-- TASK OBJECTIVE --
Select lines where the word "this" appears.

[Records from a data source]
━━━━━━━━━━
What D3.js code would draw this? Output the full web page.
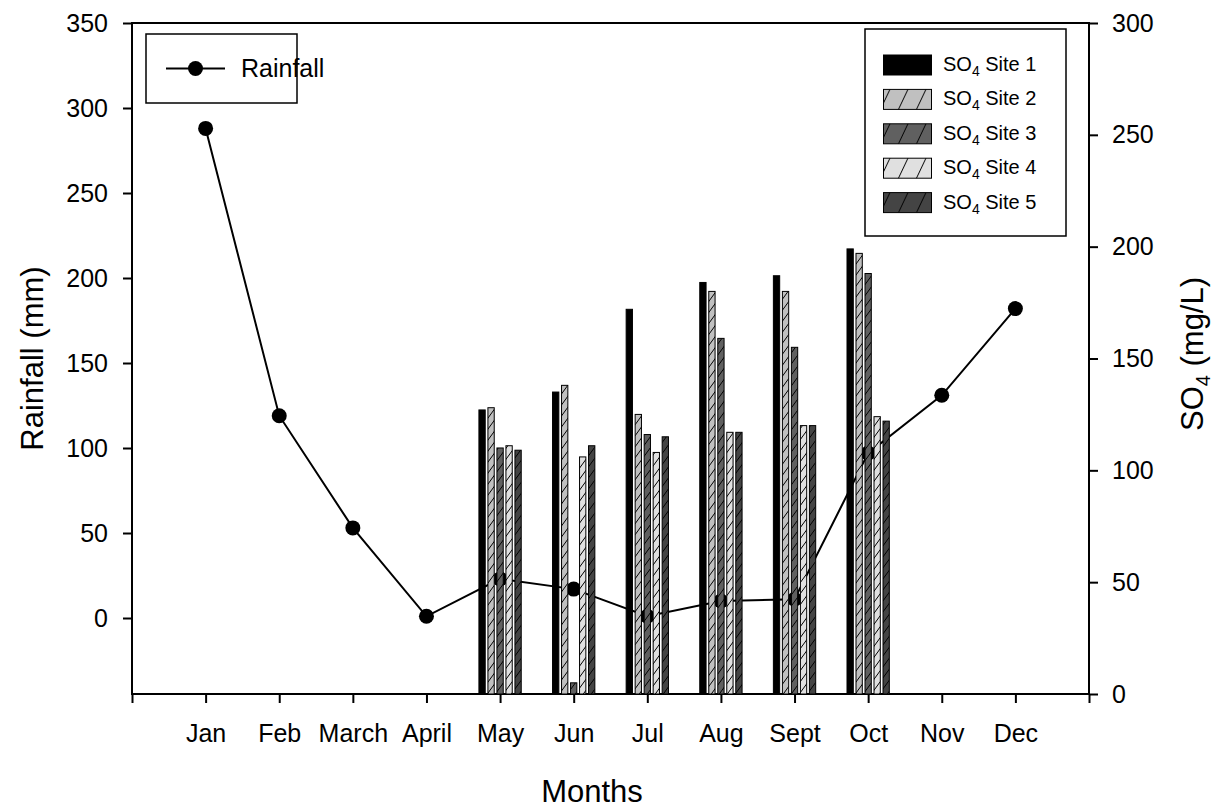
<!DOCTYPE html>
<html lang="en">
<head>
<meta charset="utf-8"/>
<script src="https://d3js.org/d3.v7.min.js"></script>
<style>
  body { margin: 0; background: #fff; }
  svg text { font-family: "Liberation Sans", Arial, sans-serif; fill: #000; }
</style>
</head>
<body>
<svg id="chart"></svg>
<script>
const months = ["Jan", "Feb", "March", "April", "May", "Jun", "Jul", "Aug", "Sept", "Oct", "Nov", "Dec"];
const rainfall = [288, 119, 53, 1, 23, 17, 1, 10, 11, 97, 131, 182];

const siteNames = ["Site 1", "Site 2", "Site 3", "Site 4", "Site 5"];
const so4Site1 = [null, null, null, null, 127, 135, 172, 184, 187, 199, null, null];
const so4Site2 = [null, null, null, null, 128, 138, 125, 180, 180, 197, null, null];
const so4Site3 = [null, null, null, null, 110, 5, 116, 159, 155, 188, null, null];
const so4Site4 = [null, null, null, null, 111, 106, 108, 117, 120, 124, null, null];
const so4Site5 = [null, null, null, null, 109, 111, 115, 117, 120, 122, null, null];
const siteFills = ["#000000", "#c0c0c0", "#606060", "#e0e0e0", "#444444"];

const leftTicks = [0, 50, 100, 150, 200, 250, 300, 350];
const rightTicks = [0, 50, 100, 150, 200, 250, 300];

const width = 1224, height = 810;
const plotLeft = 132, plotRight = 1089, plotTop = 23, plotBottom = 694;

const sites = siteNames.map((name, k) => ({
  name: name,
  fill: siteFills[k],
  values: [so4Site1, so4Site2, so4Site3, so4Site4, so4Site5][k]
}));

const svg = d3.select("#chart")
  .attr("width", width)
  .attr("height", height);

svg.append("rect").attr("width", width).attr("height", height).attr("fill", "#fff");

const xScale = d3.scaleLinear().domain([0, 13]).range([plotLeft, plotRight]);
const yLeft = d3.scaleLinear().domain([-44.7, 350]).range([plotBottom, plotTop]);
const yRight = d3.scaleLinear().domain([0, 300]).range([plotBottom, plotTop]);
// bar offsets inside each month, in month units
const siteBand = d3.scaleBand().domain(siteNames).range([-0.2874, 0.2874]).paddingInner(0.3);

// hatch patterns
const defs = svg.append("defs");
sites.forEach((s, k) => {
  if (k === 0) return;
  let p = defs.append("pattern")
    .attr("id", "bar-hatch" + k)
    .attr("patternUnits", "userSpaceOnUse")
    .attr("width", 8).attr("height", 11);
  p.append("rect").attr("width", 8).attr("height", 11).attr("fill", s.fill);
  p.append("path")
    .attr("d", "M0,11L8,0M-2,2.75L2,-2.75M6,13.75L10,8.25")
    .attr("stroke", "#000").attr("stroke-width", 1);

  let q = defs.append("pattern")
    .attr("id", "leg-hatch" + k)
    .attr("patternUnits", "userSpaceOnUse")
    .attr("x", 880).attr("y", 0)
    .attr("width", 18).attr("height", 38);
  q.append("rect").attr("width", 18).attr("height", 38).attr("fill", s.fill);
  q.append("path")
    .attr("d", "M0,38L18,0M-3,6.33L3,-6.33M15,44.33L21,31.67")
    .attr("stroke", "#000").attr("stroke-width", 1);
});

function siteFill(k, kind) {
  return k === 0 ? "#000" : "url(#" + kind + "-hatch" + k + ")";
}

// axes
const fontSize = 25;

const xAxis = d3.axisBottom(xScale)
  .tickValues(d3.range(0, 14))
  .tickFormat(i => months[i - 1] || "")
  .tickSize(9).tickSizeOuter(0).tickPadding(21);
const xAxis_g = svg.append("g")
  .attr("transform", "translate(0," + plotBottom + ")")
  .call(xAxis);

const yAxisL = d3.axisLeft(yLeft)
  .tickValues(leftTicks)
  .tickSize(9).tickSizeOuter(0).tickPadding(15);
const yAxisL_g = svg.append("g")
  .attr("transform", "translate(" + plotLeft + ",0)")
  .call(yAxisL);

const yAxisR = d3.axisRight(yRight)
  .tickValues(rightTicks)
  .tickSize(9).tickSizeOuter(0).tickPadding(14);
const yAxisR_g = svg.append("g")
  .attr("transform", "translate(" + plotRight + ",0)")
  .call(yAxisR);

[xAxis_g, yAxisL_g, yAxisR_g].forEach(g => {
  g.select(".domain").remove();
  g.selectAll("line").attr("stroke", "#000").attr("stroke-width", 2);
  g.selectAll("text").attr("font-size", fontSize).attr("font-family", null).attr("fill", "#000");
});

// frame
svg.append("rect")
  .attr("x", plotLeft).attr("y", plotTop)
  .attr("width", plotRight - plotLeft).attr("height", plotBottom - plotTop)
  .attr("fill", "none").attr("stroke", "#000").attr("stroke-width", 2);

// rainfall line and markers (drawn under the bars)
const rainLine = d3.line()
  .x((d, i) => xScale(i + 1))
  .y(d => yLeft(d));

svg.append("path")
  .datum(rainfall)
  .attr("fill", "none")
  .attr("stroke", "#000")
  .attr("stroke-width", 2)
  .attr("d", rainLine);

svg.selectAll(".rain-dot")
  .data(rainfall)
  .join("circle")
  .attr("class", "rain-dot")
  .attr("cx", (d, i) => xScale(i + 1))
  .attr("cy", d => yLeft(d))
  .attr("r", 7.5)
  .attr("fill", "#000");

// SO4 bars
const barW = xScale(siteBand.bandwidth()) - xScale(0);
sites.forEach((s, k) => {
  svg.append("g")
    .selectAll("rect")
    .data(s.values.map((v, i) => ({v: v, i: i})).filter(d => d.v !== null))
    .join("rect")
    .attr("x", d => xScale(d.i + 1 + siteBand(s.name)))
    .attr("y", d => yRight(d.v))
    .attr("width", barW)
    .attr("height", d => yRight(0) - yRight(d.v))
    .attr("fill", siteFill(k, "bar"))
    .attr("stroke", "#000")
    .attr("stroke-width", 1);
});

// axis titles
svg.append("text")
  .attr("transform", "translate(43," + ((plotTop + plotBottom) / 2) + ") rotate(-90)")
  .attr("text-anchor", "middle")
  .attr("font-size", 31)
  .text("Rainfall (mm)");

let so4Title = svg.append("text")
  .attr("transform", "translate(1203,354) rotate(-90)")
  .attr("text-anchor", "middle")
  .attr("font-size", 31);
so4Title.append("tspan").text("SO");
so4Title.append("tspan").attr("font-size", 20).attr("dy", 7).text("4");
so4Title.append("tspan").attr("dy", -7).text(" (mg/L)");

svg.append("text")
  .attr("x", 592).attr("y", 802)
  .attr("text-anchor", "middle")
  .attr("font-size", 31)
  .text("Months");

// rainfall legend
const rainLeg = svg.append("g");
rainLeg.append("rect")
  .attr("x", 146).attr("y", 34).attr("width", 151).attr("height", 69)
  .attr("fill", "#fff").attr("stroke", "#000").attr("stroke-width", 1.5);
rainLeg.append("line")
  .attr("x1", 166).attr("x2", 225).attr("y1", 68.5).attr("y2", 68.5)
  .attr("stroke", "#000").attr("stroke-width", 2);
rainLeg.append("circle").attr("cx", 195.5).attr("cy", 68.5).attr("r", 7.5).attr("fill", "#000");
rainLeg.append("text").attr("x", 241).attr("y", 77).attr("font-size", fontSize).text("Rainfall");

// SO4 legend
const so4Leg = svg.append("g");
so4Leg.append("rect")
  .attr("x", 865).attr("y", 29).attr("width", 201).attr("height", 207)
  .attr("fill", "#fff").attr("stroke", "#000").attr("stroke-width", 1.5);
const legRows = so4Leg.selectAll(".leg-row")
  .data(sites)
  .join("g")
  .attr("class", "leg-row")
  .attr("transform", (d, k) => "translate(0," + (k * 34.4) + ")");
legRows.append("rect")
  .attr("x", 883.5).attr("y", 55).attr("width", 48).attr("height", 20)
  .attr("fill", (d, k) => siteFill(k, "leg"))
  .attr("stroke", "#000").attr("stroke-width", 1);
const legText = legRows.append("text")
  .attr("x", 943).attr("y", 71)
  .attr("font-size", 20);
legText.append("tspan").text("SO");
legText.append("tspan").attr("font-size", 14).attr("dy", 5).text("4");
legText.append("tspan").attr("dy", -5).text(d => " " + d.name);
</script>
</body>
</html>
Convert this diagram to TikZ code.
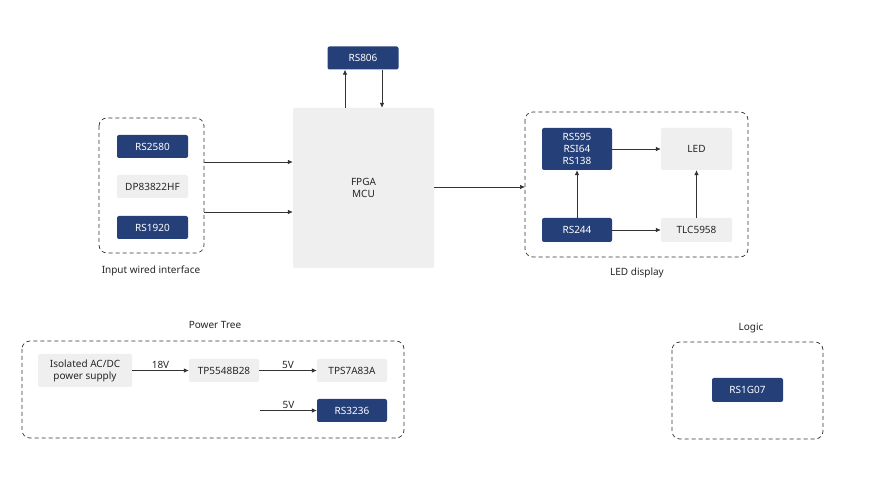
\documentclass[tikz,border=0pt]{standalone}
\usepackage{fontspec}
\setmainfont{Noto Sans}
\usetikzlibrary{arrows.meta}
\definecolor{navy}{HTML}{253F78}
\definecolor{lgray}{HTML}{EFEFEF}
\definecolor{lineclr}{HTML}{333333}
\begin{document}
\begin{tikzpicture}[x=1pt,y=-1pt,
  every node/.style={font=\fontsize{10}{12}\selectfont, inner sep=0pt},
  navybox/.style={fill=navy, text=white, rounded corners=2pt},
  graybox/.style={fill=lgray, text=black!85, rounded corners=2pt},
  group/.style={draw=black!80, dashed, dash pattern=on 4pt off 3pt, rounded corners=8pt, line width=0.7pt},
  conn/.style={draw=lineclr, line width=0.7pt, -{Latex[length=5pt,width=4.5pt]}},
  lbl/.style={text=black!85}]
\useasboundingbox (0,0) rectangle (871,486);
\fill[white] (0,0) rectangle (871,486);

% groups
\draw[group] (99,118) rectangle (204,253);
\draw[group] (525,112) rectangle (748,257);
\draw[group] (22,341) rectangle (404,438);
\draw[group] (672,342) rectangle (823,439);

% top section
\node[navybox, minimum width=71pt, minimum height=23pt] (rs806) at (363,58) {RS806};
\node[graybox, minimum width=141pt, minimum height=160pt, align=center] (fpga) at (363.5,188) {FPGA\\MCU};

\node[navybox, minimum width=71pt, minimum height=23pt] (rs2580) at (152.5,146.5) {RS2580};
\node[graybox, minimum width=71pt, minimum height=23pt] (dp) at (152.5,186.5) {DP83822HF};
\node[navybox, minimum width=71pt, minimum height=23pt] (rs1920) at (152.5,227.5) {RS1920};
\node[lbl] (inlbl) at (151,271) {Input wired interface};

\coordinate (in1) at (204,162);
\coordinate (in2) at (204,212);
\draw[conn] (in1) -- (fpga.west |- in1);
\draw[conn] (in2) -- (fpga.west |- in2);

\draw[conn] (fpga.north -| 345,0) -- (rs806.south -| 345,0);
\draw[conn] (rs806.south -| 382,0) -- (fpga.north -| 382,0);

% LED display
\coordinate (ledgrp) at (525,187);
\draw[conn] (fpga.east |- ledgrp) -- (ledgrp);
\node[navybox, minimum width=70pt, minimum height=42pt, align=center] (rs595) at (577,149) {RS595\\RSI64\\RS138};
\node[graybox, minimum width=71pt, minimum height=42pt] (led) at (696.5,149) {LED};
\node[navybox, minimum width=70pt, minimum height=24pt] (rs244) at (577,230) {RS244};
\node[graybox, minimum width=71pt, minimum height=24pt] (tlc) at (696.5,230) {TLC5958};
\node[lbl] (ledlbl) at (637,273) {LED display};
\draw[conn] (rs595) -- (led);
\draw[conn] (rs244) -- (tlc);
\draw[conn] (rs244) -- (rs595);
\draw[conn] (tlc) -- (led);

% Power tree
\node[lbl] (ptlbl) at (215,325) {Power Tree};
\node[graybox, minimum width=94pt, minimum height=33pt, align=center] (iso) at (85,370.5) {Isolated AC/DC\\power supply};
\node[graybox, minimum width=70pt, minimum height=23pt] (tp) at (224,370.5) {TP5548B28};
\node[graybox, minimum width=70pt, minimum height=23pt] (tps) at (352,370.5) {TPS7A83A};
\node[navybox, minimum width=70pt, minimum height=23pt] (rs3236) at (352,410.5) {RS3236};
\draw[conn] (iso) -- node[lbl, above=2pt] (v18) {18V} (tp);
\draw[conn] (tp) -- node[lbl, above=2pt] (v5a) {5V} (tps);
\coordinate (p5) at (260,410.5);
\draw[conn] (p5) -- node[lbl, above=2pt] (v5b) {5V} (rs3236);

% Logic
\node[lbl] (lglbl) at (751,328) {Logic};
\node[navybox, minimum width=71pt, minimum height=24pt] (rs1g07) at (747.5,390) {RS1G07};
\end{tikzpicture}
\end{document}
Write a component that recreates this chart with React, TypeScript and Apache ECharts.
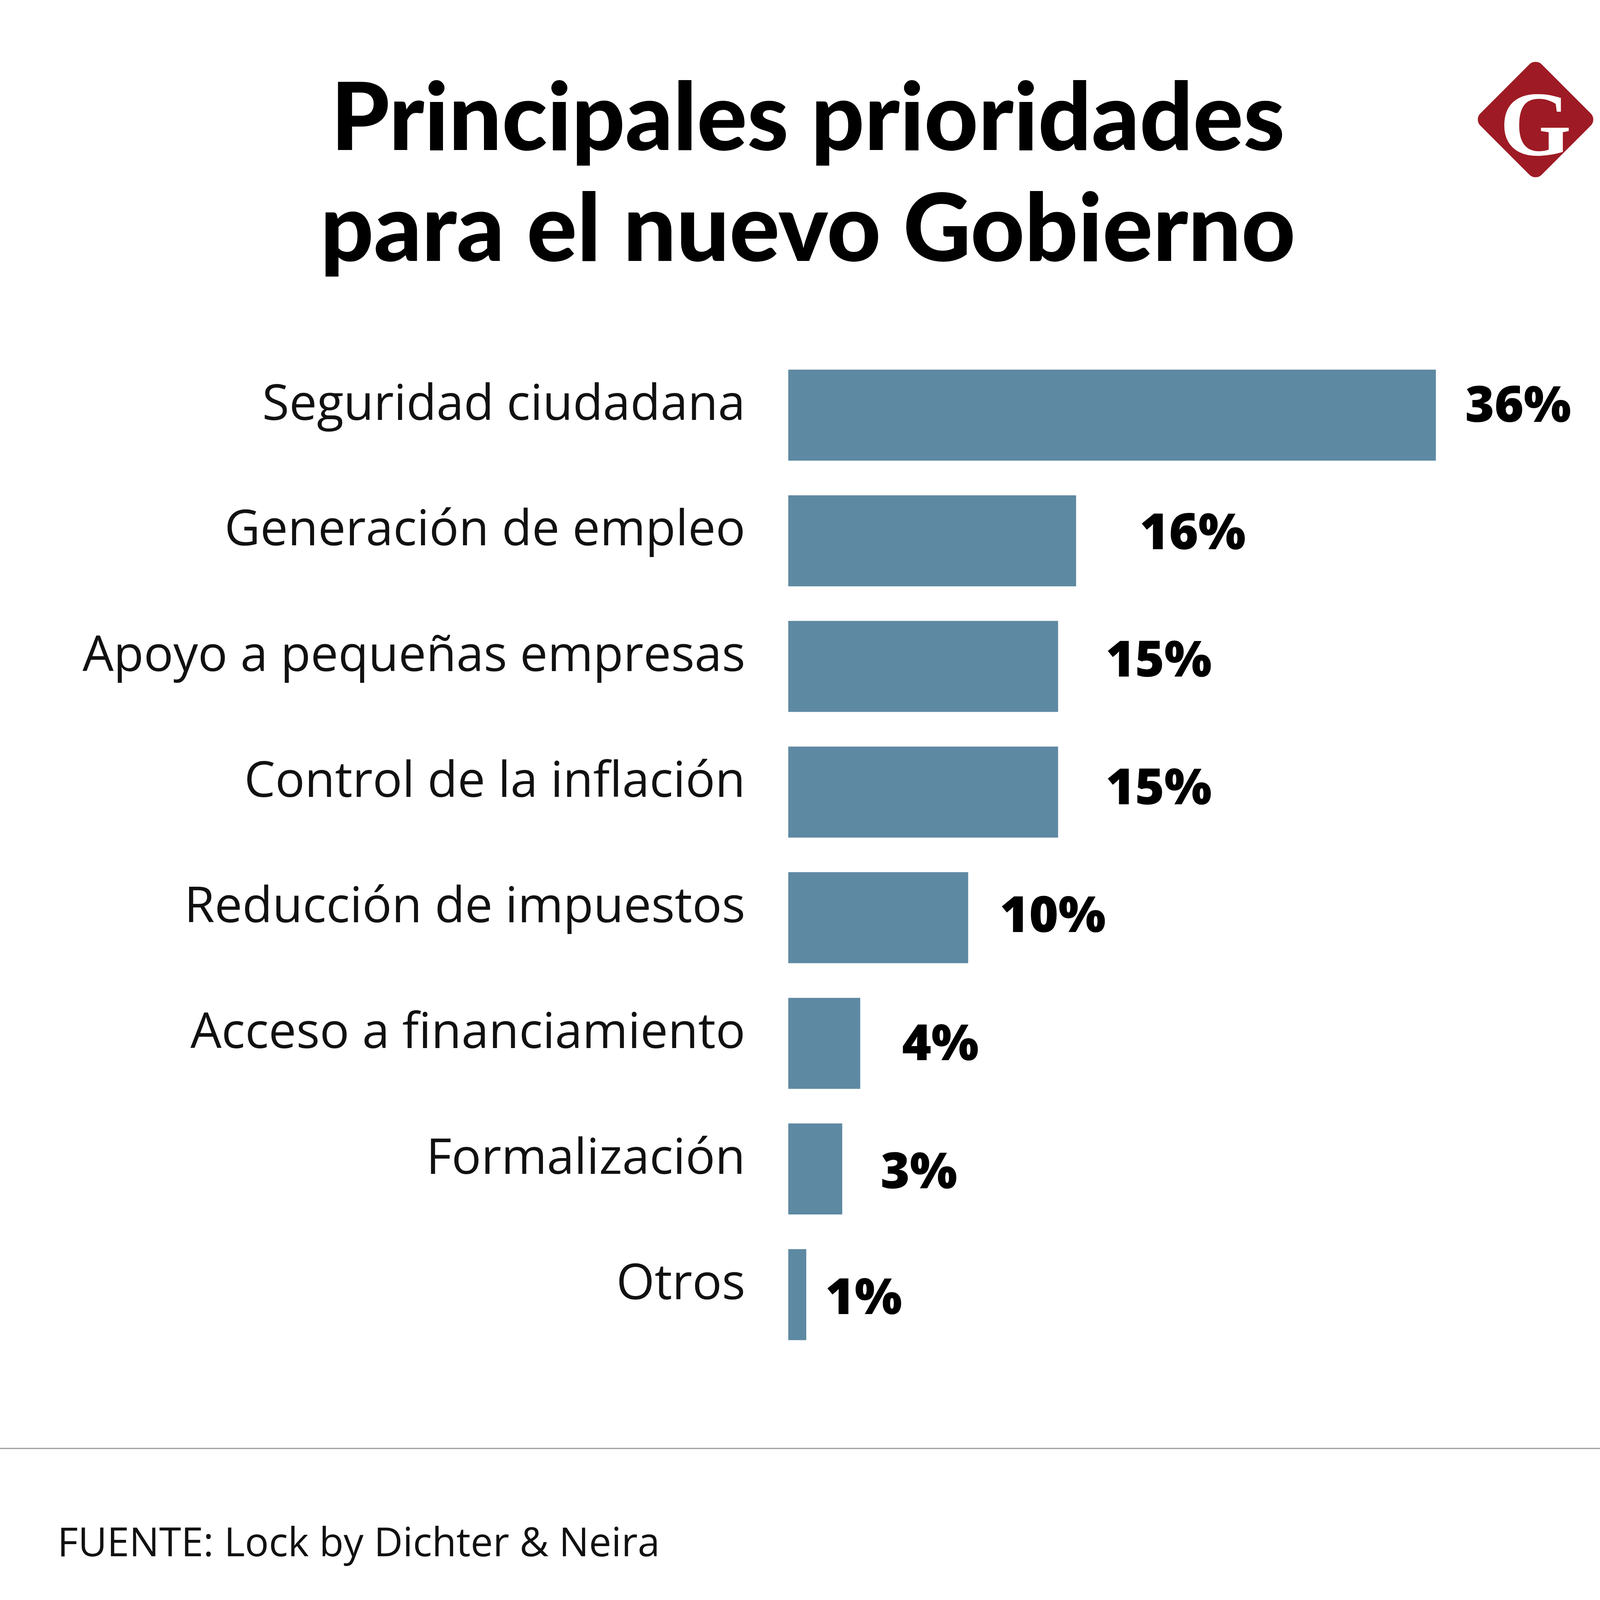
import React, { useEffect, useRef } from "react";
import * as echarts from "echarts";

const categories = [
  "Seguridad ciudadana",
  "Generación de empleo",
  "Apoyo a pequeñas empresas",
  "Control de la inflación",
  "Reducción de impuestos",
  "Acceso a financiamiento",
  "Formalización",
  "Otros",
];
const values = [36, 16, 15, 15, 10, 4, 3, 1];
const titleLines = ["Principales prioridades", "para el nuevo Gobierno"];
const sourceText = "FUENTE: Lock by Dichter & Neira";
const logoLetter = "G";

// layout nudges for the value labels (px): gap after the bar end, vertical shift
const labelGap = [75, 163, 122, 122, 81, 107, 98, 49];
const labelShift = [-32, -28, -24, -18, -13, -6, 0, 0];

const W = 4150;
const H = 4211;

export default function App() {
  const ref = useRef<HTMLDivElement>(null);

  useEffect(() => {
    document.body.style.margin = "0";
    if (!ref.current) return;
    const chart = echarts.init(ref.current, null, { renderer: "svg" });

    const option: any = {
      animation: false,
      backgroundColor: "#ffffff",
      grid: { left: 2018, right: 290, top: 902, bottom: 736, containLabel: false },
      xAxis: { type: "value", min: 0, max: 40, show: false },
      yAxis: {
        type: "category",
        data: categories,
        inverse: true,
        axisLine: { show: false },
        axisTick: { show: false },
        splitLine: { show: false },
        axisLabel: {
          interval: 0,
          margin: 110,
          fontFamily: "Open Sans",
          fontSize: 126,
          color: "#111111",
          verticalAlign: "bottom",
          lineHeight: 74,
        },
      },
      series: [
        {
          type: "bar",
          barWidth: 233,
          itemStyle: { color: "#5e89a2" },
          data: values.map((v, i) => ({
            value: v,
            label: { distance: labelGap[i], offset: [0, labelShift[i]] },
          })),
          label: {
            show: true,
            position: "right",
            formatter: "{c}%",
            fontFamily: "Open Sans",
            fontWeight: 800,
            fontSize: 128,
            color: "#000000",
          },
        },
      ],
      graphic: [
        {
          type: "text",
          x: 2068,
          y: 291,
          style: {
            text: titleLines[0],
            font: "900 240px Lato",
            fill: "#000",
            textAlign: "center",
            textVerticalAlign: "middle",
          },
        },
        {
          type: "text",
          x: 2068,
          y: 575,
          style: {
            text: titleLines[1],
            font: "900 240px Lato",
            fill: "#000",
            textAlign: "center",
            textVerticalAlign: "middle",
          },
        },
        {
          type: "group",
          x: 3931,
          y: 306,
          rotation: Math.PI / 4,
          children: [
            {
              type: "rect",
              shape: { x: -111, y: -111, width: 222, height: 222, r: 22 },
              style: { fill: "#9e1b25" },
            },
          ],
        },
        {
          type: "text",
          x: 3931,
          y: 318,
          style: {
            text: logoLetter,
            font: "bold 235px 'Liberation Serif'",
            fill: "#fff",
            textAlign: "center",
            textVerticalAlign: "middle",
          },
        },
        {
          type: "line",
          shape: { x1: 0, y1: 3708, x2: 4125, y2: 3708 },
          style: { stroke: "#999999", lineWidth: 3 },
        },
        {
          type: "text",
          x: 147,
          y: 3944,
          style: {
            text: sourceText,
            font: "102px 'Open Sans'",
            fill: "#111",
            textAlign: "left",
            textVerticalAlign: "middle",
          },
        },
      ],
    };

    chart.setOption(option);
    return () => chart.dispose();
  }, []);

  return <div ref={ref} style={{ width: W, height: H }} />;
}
━━━━━━━━━━
-- WRITTEN SOLUTION --
What D3.js code would draw this? Output the full web page.
Convert this diagram to TikZ code.
Write a component that recreates this chart with React, TypeScript and Apache ECharts.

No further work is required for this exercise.